For charter school extra credit: What’s the difference between accommodating and cheating?
Last week, the Colorado Department of Education released an outside audit of standardized testing procedures at Pueblo’s Cesar Chavez Academy. In essence, the audit found that while an unusually high number of students received accommodations (usually extra time or a scribe to write down answers)—that wasn’t actually cheating.
The audit has raised questions about what constitutes cheating—and whether by “going soft” on the charter school, the state is inviting more CSAP cheating in the future.
From the Denver Post:
In the most extreme example, auditors authorized by the state’s Department of Education found that almost 87 percent of CCA fifth-graders in 2008 were given extra time on math tests. Statewide, only 4.8 percent received extra time on that same test.
Interestingly, auditors say the extra time appears not to have helped provide an extra advantage to the students. Students performed consistently on tests from year to year whether given more time or not.
But the Pueblo school district says it thinks the state is sending the wrong message by not invalidating the tests on which students were inappropriately given extra time.
Regardless if the documents exist or not, District 60 is concerned about the message the Colorado Department of Education is sending. District 60 officials say the CDE has opened the door for any and every school district to allow students to use extra time, because of their support of the findings that in this case the extra time did not result in increased test scores.
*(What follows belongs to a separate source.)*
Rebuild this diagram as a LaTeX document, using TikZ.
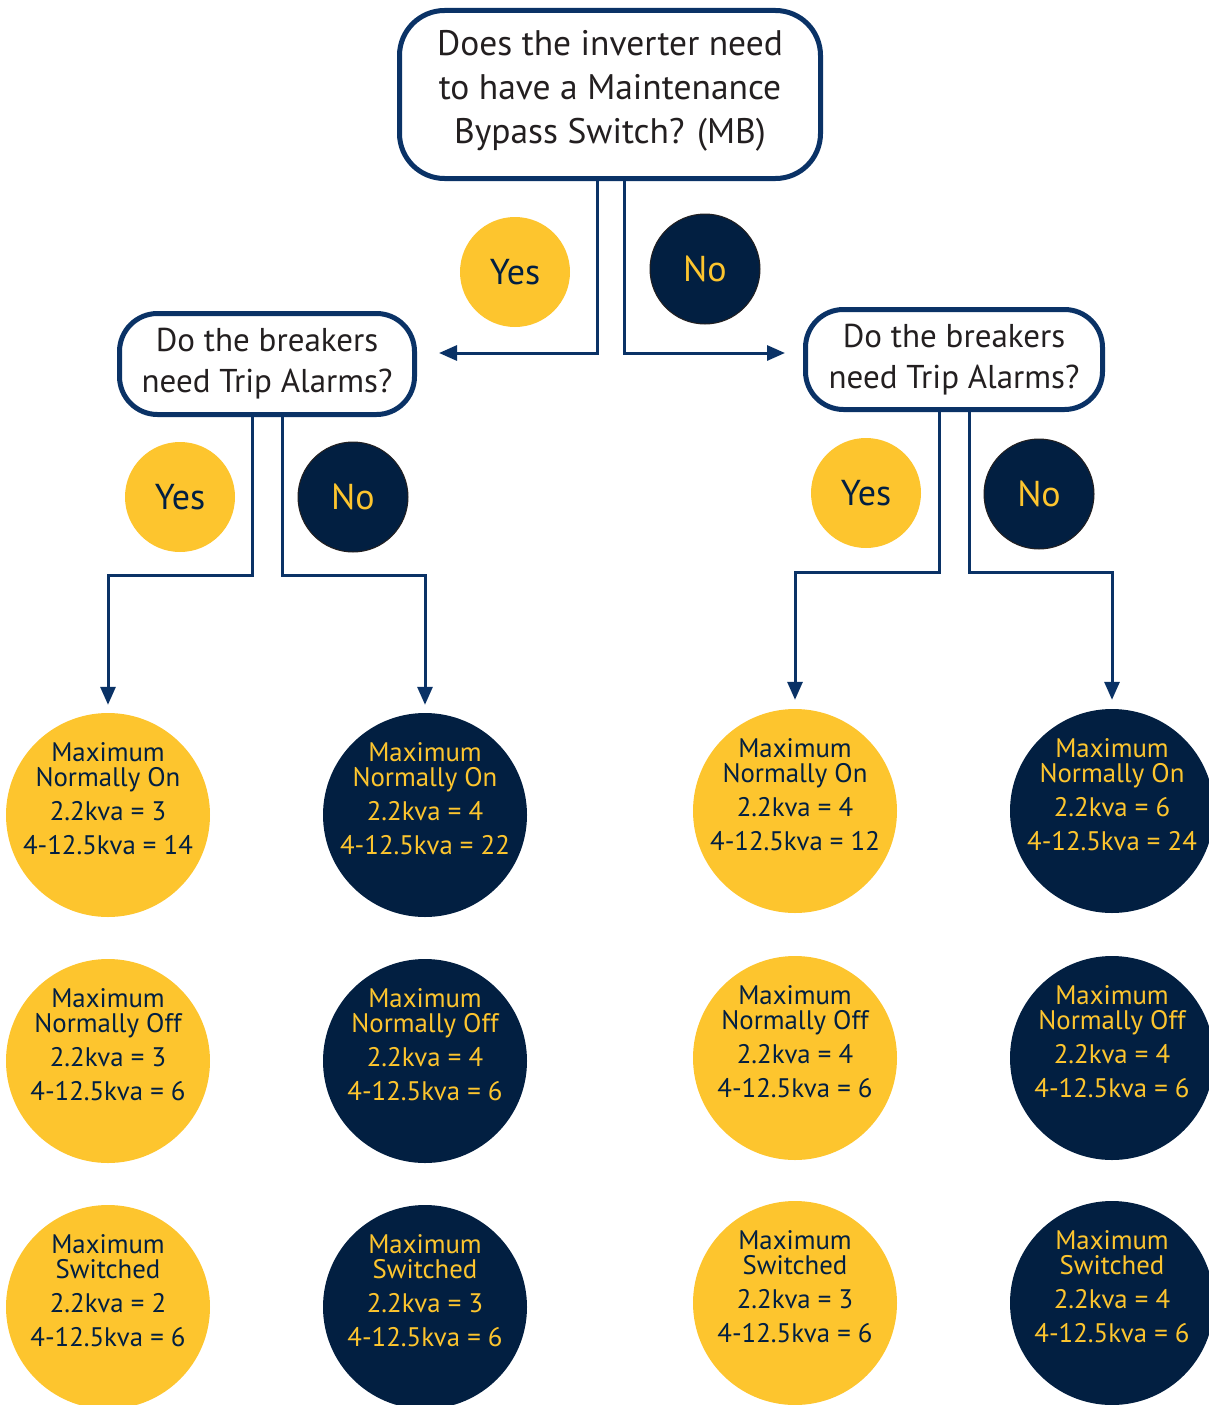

In an interesting twist, Dr. Lawrence Hernandez, founder of Cesar Chavez Academy (who was recently removed from his position as chief executive of the Cesar Chavez Network) claimed that the students deserved the extra time. As he told KKTV:
“There is this misperception that accommodations are for “special needs.” Well all of our kids have some kind of needs. Our kids are low income, they’re kids who’ve struggled, who came from environments where many of them couldn’t read, where many of them were beginning to read.”
Weighing in shortly after the audit, The Denver Post pointed out that whether or not the accommodations helped the students is beside the point:
The extra time certainly didn’t hurt their performance.
And even the appearance of an advantage taints the reputation of a school that had attracted national attention for its ability to dramatically improve student performance among minority and impoverished students.
It also most certainly sends the wrong message to kids.
The bad publicity also hurts the charter-school movement, despite the promise shown in many of the schools.
At the Pueblo Chieftan, Managing Editor Steve Henson felt similarly:
Giving students extra time who did not qualify for extra time – they weren’t special-education students, they didn’t have their writing hands in a cast, etc. – IS cheating.
If a student at Bradford and one at Cesar Chavez take the same test, and the student at Cesar Chavez has an extra 10-15 minutes to complete the test, which student has a competitive advantage?
For the auditors to conclude there wasn’t cheating and that the extra time didn’t result in higher test scores is mind-boggling.
The audit, performed by Caveon Testing Security, a Utah firm, cost $25,000. The state is also in the process of scheduling a financial audit to determine if there was any wrongdoing in that arena.